La commission relève qu'aux termes du décret n° 93-163 du 2 février 1993 relatif au musée Rodin, le musée est un établissement public national à caractère administratif placé sous la tutelle du ministre chargé de la culture qui a pour mission de faire connaître l’œuvre de Rodin et de faire respecter le droit moral qui y est attaché. A cette fin : 1. Il présente au public les collections comprenant les objets donnés ou légués par Auguste Rodin et les œuvres acquises ultérieurement, en assure la garde, la conservation et la mise en valeur ; 2. Il organise des expositions, des colloques et toute activité éducative et culturelle susceptible de concourir au rayonnement de l’œuvre de Rodin et de la sculpture ; 3. Il est habilité à acquérir toute œuvre ou tout document présentant un intérêt pour la connaissance de l’œuvre de Rodin et de la sculpture ; 4. Il exécute ou fait exécuter tous travaux d'aménagement ou d'extension des locaux du siège du musée ou de son annexe ; 5. Il procède ou fait procéder, sous son contrôle, à des éditions originales de bronzes tirées à partir des moules et des modèles en plâtre figurant dans les collections. Ces éditions sont limitées à douze, numérotées de 1/8 à 8/8 et de I/IV à IV/IV, y compris les éditions originales existantes ; 6. Il édite et commercialise des reproductions d’œuvres de Rodin, des publications et des produits audiovisuels.

La commission en déduit que les numérisations d'œuvres dont vous assurez la conservation, à des fins à la fois d'étude et d'exploitation commerciale, constituent des documents administratifs au sens des dispositions précitées, dès lors que vous les avez élaborées et les détenez dans le cadre de la mission de service public qui vous est confiée. Elles sont donc, en principe, communicables à toute personne qui en fait la demande, sur le fondement de l’article L311-1 du même code, sous réserve qu’ils ne présentent plus un caractère préparatoire à une décision que vous n’auriez pas encore prise.

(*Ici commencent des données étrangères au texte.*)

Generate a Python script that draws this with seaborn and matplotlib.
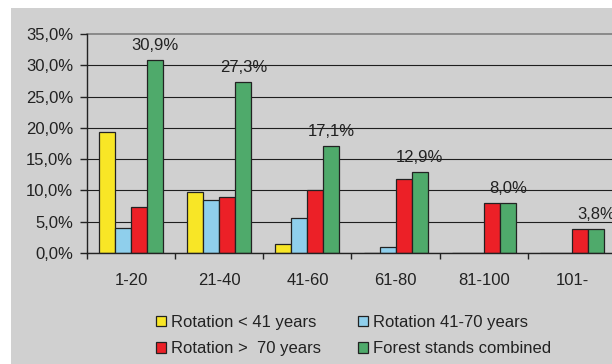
import matplotlib
matplotlib.use("Agg")
import matplotlib.pyplot as plt
import matplotlib.patches as mpatches
from matplotlib.ticker import FuncFormatter, FixedLocator
import seaborn as sns
import pandas as pd
import numpy as np

categories = ["1-20", "21-40", "41-60", "61-80", "81-100", "101-"]
series = ["Rotation < 41 years", "Rotation 41-70 years",
          "Rotation >  70 years", "Forest stands combined"]
rot_lt41 = [19.3, 9.7, 1.4, 0.0, 0.0, 0.0]
rot_41_70 = [4.0, 8.5, 5.6, 1.0, 0.0, 0.0]
rot_gt70 = [7.3, 8.9, 10.0, 11.8, 8.0, 3.8]
combined = [30.9, 27.3, 17.1, 12.9, 8.0, 3.8]
combined_labels = ["30,9%", "27,3%", "17,1%", "12,9%", "8,0%", "3,8%"]
colors = ["#f8e626", "#8fcfec", "#ec2027", "#4faa6b"]

values = [rot_lt41, rot_41_70, rot_gt70, combined]
df = pd.DataFrame({
    "cat": [c for s in series for c in categories],
    "series": [s for s in series for c in categories],
    "val": [v for vals in values for v in vals],
})

sns.set_theme(style="white")
plt.rcParams["font.family"] = ["Liberation Sans", "DejaVu Sans"]
FS = 12
BG = "#d0d0d0"

fig = plt.figure(figsize=(6.12, 3.64), dpi=100)
fig.patch.set_facecolor("white")
fig.patches.append(mpatches.Rectangle((11 / 612, 0), 1, 1 - 8 / 364,
                                      transform=fig.transFigure,
                                      facecolor=BG, edgecolor="none", zorder=-10))

ax = fig.add_axes([87 / 612, 1 - 253 / 364, (616 - 87) / 612, 219 / 364])
ax.set_facecolor(BG)

sns.barplot(data=df, x="cat", y="val", hue="series", order=categories,
            hue_order=series, palette=colors, width=0.727, gap=0,
            saturation=1, edgecolor="#222222", linewidth=0.9,
            legend=False, ax=ax, zorder=3)

ax.set_xlim(-0.5, 5.5)
ax.set_ylim(0, 35)
ax.set_xlabel("")
ax.set_ylabel("")

ax.yaxis.set_major_locator(FixedLocator(np.arange(0, 35.1, 5)))
ax.yaxis.set_major_formatter(FuncFormatter(lambda v, p: f"{v:.1f}".replace(".", ",") + "%"))
ax.xaxis.set_major_locator(FixedLocator(np.arange(-0.5, 6, 1)))
ax.xaxis.set_major_formatter(FuncFormatter(lambda v, p: ""))
ax.xaxis.set_minor_locator(FixedLocator(np.arange(0, 6, 1)))
ax.xaxis.set_minor_formatter(FuncFormatter(lambda v, p: categories[int(round(v))]))

ax.tick_params(axis="y", which="major", direction="out", length=5, width=1,
               color="#222222", pad=5, labelsize=FS, labelcolor="#222222", left=True)
ax.tick_params(axis="x", which="major", direction="out", length=4, width=1,
               color="#222222", bottom=True)
ax.tick_params(axis="x", which="minor", length=0, pad=14.5, labelsize=FS,
               labelcolor="#222222")

for s in ["top", "right"]:
    ax.spines[s].set_visible(False)
for s in ["left", "bottom"]:
    ax.spines[s].set_color("#222222")
    ax.spines[s].set_linewidth(1.0)
    ax.spines[s].set_zorder(5)

ax.set_axisbelow(True)
ax.grid(axis="y", color="#1e1e1e", linewidth=0.8)
ax.grid(axis="x", visible=False)
glines = ax.get_ygridlines()
glines[-1].set_color("#8a8a8a")
glines[-1].set_linewidth(1.4)
glines[-1].set_clip_on(False)

# labels above the combined bars
bar_w = 0.727 / 4
for i, (v, lab) in enumerate(zip(combined, combined_labels)):
    x = i - 0.727 / 2 + bar_w * 3.5
    ax.annotate(lab, (x, v), xytext=(0, 7), textcoords="offset pixels",
                ha="center", va="bottom", fontsize=FS, color="#222222",
                annotation_clip=False)

handles = [mpatches.Patch(facecolor=colors[k], edgecolor="#222222", linewidth=0.9)
           for k in [0, 2, 1, 3]]
labels = [series[k] for k in [0, 2, 1, 3]]
fig.legend(handles, labels, ncol=2, loc="center",
           bbox_to_anchor=(353.5 / 612, 1 - 335.5 / 364), frameon=False,
           fontsize=FS, handlelength=0.6, handleheight=0.6, handletextpad=0.3,
           columnspacing=2.2, labelspacing=0.68, borderpad=0, labelcolor="#222222")

fig.savefig("out.png", dpi=100, facecolor=fig.get_facecolor())
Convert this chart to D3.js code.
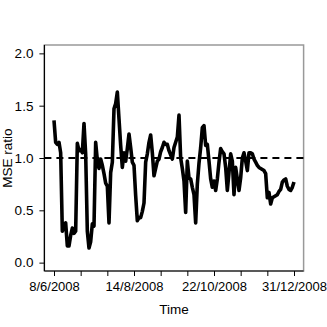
<!DOCTYPE html>
<html><head><meta charset="utf-8">
<script src="https://cdn.jsdelivr.net/npm/d3@7"></script>
<style>body{margin:0;background:#fff}svg{display:block}text{font-family:"Liberation Sans",Arial,sans-serif;fill:#000}</style>
</head><body><div id="chart"></div>
<script>
const mseRatio = [
1.36,1.15,1.13,1.15,1.05,0.30,0.34,0.38,0.16,0.16,
0.26,0.33,0.28,0.30,1.14,1.07,1.08,1.05,1.33,1.04,
0.30,0.14,0.20,0.37,0.35,1.15,0.98,0.90,0.99,0.93,
0.85,0.76,0.73,0.38,0.86,0.96,1.47,1.52,1.63,1.375,
1.12,0.91,1.05,0.97,1.09,1.23,1.10,0.96,0.93,0.64,
0.40,0.43,0.43,0.49,0.57,0.96,1.04,1.15,1.22,1.05,
0.83,0.90,0.97,0.99,1.06,1.10,1.15,1.13,1.13,1.07,
1.03,0.99,1.10,1.15,1.20,1.41,1.00,0.90,0.78,0.48,
0.97,0.81,0.80,0.72,0.65,0.38,0.75,0.95,1.10,1.29,
1.31,1.12,1.13,0.97,0.80,0.72,0.78,0.69,0.80,0.96,
1.09,1.06,1.04,0.91,0.69,0.86,1.04,0.97,0.65,0.91,
0.80,0.69,0.81,1.00,1.05,0.97,0.88,1.05,1.05,1.04,
0.99,0.96,0.93,0.91,0.90,0.89,0.88,0.85,0.62,0.67,
0.56,0.62,0.63,0.64,0.65,0.68,0.70,0.77,0.79,0.80,
0.73,0.70,0.69,0.72,0.77];
const xTickIdx = [1,17,33,49,65,81,97,113,129,145];
const xLabelIdx = [1,49,97,145];
const xLabels = ["8/6/2008","14/8/2008","22/10/2008","31/12/2008"];
const yTicks = [0.0,0.5,1.0,1.5,2.0];
const refLevel = 1.0;

const W=327,H=327;
const L=44.4,R=303.6,T=45,B=271;
const svg=d3.select("#chart").append("svg").attr("width",W).attr("height",H);
const n=mseRatio.length;
const pad=(n-1)*0.04;
const x=d3.scaleLinear().domain([1-pad,n+pad]).range([L,R]);
const y=d3.scaleLinear().domain([-0.08,2.08]).range([B,T]);

svg.append("rect").attr("x",L).attr("y",T).attr("width",R-L).attr("height",B-T)
  .attr("fill","none").attr("stroke","#999").attr("stroke-width",1.5);

svg.append("line").attr("x1",L).attr("x2",R).attr("y1",y(refLevel)).attr("y2",y(refLevel))
  .attr("stroke","#000").attr("stroke-width",2).attr("stroke-dasharray","7,5");

const line=d3.line().x((d,i)=>x(i+1)).y(d=>y(d));
svg.append("path").datum(mseRatio).attr("d",line).attr("fill","none")
  .attr("stroke","#000").attr("stroke-width",3.6).attr("stroke-linejoin","round");

const xAxis=d3.axisBottom(x).tickValues(xTickIdx).tickSize(5).tickPadding(4)
  .tickFormat(d=>{const k=xLabelIdx.indexOf(d);return k>=0?xLabels[k]:"";});
const gx=svg.append("g").attr("transform",`translate(0,${B})`).call(xAxis);
gx.select(".domain").attr("d",`M${L},0H${R}`).attr("stroke","#000").attr("stroke-width",1.2);
gx.selectAll(".tick line").attr("stroke","#000");
gx.selectAll("text").attr("font-size",13).attr("dy","0.85em").style("font-family","Liberation Sans, Arial, sans-serif");

const yAxis=d3.axisLeft(y).tickValues(yTicks).tickSize(5).tickPadding(6).tickFormat(d3.format(".1f"));
const gy=svg.append("g").attr("transform",`translate(${L},0)`).call(yAxis);
gy.select(".domain").attr("d",`M0,${T}V${B}`).attr("stroke","#000").attr("stroke-width",1.2);
gy.selectAll("text").attr("font-size",13.5).style("font-family","Liberation Sans, Arial, sans-serif");

svg.append("text").attr("x",(L+R)/2).attr("y",314).attr("text-anchor","middle")
  .attr("font-size",13.5).text("Time");
svg.append("text").attr("transform",`translate(12,${(T+B)/2}) rotate(-90)`).attr("text-anchor","middle")
  .attr("font-size",13.5).text("MSE ratio");
</script></body></html>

La commission vous précise, ensuite, que dans sa décision du 8 novembre 2017 n° 375704, le Conseil d’État a jugé que l’article L311-4 du code des relations entre le public et l'administration, qui dispose que : « Les documents administratifs sont communiqués ou publiés sous réserve des droits de propriété littéraire et artistique. », implique, avant de procéder à la communication de documents administratifs grevés de droits d’auteur n'ayant pas déjà fait l'objet d'une divulgation au sens de l'article L121-2 du code de la propriété intellectuelle, de recueillir l'accord de leur auteur. Or, la commission constate que les documents sollicités ne sont pas eux-mêmes grevés de droits d'auteur, et il n'apparaît pas douteux que les œuvres du sculpteur Auguste Rodin dont les reproductions tridimensionnelles sont sollicitées ont déjà fait l'objet d'une divulgation au sens du code de la propriété intellectuelle. Les dispositions de l'article L311-4 du code des relations entre le public et l'administration ne sauraient dès lors légalement fonder un refus de communication, non plus que les considérations tirées du mode de financement de l'établissement public qui sont inopérantes en matière de communication des documents administratifs.

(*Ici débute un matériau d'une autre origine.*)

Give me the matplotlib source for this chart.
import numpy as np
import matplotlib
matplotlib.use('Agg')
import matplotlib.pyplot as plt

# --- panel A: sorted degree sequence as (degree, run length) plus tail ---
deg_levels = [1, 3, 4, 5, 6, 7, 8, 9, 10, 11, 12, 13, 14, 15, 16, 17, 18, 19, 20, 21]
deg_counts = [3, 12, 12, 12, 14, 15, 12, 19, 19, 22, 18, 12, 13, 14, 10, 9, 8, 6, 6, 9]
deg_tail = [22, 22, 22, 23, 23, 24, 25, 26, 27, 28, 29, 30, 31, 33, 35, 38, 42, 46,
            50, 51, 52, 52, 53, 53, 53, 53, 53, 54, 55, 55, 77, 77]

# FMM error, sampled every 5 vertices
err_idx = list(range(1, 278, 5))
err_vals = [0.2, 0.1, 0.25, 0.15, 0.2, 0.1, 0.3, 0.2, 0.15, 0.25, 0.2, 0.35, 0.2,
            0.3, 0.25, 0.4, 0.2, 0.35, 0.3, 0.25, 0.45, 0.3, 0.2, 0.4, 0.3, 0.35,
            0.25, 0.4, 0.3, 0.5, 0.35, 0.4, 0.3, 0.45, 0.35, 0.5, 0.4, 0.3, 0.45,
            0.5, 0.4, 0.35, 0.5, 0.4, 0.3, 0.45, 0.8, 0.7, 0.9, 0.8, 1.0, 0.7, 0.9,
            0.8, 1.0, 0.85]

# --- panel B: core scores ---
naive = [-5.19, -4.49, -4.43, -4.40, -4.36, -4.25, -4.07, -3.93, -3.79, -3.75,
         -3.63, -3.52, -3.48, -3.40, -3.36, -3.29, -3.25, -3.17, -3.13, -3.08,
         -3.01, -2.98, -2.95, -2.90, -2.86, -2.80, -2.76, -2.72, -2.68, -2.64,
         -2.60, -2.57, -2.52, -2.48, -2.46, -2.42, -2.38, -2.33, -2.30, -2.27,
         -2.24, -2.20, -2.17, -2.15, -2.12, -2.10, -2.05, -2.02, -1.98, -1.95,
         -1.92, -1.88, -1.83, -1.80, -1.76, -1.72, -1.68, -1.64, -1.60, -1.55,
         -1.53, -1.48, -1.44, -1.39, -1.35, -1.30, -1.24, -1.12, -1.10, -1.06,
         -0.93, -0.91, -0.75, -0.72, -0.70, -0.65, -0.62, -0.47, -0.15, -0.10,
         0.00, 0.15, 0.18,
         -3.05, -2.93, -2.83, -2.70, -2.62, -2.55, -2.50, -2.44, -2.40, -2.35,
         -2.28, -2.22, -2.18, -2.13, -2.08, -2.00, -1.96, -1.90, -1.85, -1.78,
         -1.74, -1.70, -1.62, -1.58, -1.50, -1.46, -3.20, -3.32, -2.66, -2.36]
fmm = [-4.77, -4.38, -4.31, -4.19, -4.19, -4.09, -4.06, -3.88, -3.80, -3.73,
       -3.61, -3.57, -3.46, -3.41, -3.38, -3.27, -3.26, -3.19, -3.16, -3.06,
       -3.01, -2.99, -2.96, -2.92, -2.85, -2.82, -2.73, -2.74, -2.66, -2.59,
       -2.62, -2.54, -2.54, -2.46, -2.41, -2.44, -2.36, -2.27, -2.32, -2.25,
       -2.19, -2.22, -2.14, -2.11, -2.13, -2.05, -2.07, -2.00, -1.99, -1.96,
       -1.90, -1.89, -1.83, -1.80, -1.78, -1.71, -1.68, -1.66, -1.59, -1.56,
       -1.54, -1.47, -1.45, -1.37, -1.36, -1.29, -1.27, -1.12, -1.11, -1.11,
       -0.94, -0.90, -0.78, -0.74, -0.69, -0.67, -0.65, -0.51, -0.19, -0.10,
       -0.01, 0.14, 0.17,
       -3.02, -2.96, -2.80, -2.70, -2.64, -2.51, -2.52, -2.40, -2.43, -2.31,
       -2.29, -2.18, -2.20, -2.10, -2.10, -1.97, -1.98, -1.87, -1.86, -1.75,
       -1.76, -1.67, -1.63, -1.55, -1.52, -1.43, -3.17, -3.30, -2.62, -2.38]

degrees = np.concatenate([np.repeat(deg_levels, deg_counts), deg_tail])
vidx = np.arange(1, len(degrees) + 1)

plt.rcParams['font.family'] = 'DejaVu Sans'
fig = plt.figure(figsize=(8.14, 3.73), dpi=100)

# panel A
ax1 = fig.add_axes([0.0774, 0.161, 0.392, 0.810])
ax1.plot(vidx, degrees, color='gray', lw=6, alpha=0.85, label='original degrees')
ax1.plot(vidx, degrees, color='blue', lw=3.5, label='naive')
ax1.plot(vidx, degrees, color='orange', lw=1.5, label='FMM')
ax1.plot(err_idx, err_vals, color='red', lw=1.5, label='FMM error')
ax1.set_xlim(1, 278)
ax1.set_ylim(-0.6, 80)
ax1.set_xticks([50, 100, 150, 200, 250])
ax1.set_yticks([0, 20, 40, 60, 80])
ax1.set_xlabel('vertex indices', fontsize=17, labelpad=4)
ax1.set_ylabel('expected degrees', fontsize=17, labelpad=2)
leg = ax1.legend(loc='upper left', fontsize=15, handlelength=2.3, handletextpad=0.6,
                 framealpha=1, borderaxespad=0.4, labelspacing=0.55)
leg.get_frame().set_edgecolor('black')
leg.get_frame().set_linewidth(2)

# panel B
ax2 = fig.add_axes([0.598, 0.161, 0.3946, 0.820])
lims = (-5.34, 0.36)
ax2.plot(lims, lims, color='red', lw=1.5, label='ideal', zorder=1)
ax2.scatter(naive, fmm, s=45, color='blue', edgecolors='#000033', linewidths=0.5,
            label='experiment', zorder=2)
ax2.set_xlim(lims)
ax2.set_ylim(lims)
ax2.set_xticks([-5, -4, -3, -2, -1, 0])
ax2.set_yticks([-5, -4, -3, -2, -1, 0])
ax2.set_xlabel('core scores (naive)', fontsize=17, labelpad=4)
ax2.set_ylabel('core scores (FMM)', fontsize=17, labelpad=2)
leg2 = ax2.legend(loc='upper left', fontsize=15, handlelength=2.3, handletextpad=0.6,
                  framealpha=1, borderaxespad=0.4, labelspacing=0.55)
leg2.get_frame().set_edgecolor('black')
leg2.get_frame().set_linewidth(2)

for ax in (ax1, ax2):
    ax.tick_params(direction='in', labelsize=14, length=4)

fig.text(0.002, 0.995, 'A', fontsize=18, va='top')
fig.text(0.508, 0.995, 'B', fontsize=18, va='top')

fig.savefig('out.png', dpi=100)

La commission souligne, enfin, que la qualité d'ayant droit de Rodin, chargé de faire respecter le droit moral du sculpteur est également insusceptible de fonder un refus de communication, à charge pour le musée, comme il le fait aujourd'hui, de veiller au respect de l’œuvre lors de la réutilisation des documents sollicités.

En ce qui concerne les conditions de réutilisation, la commission vous précise que l'article L323-1 du code des relations entre le public et l'administration prévoit que la réutilisation d'informations publiques peut donner lieu à l'établissement d'une licence et qu'une telle licence est obligatoire lorsque la réutilisation est soumise au paiement d'une redevance. Si la réutilisation d'informations publiques est, en principe, gratuite, aux termes de l'article L324-1 du même code, son article L324-2 prévoit la possibilité d'une redevance lorsque la réutilisation porte « sur des informations issues des opérations de numérisation des fonds et des collections des bibliothèques, y compris des bibliothèques universitaires, des musées et des archives, et, le cas échéant, sur des informations qui y sont associées lorsque ces dernières sont commercialisées conjointement. Le produit total du montant de cette redevance, évalué sur une période comptable appropriée, ne dépasse pas le montant total des coûts de collecte, de production, de mise à disposition ou de diffusion, de conservation de leurs informations et d'acquisition des droits de propriété intellectuelle. » Les modalités de calcul de cette redevance sont précisées à l'article R324-4-3 du même code. Ainsi, lorsque le musée aura établi une tarification pour la réutilisation de ses numérisations tridimensionnelles, laquelle devra être publiée sur son site internet, le musée pourra-t-il soumettre leur réutilisation à une licence et l'assortir d'un tarif conforme à ces dispositions.